"HEAVILY, heavily fell the snow, covering the dark brown earth already hardened by the frost, with a pure white covering. As the rain falls alike upon the just and upon the unjust, so too the snow, God's kindred messenger, knows no distinction of persons, visiting all alike, forgetting none, and passing by none."
, Introduction to "The Christmas Gift
American novelist, born in 1832 to the Rev. Horatio Alger, Sr., in Massachusetts. He was poorly educated; he never really attended school, didn't learn the alphabet until the age of 6, and didn't start reading until the age of 10, at which point his father taught him basic Latin (and rather poorly at that) and English through the Bible; even for his age, this was a piss-poor education. Neverthless, he somehow managed to read what he could, and ended up at Harvard at the age of 16; aside from joining a frat, he seems to have done relatively well there.
He graduated, entered the divinity school, and soon quit in favour of various menial jobs: teacher, newspaper editor, school-master, etc. A few trips to New York won him a favourite charity: homeless young boys, or "street-Arabs", as he called them. A few visits to local shelters gave him the privilege of writing about them from experience, and helped him develop the bootstrap theory common to his novels.

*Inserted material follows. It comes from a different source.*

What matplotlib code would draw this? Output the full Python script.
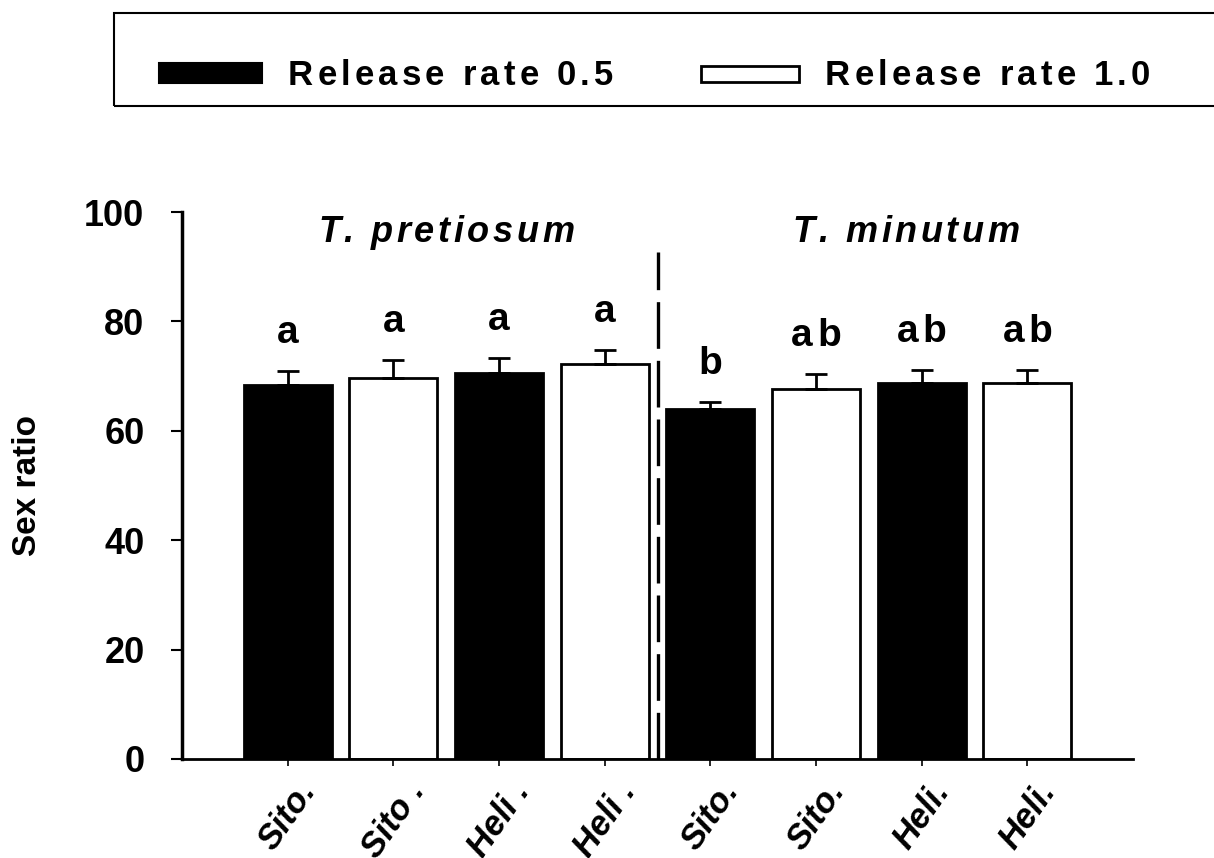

He soon began writing a stories; most of them deal with some sort of poor sod who manages to earn fame, dignity, and wealth through hard work and perseverance. Right. His prose...well the quote above should give you some sort of idea of what you're in for; generally turgid, written for moral worth, and mostly intended for children. Personally, I never understood most of his morals; the lesson of The Saracen Dwarf seems to be that if you're mean to Jewish people you'll be murdered by a swarthy, heathen midget; My First and Last School seems to say that threatening to shoot the Irish is an effective way of leading a classroom. Am I missing something here? Anway, he wrote under scores of pseudonyms, so nobody really knows how much of this drivel is out there.
He is often compared to Charles Dickens, and rightly so; both have the wit and charm of a sack of wet mice. Whatever your opinion of Dickens, if you love him, you'll love the works of the right Rev. Alger. Combine Horatio Alger and a whole lot of LSD, and somehow you end up with Hunter S. Thompson.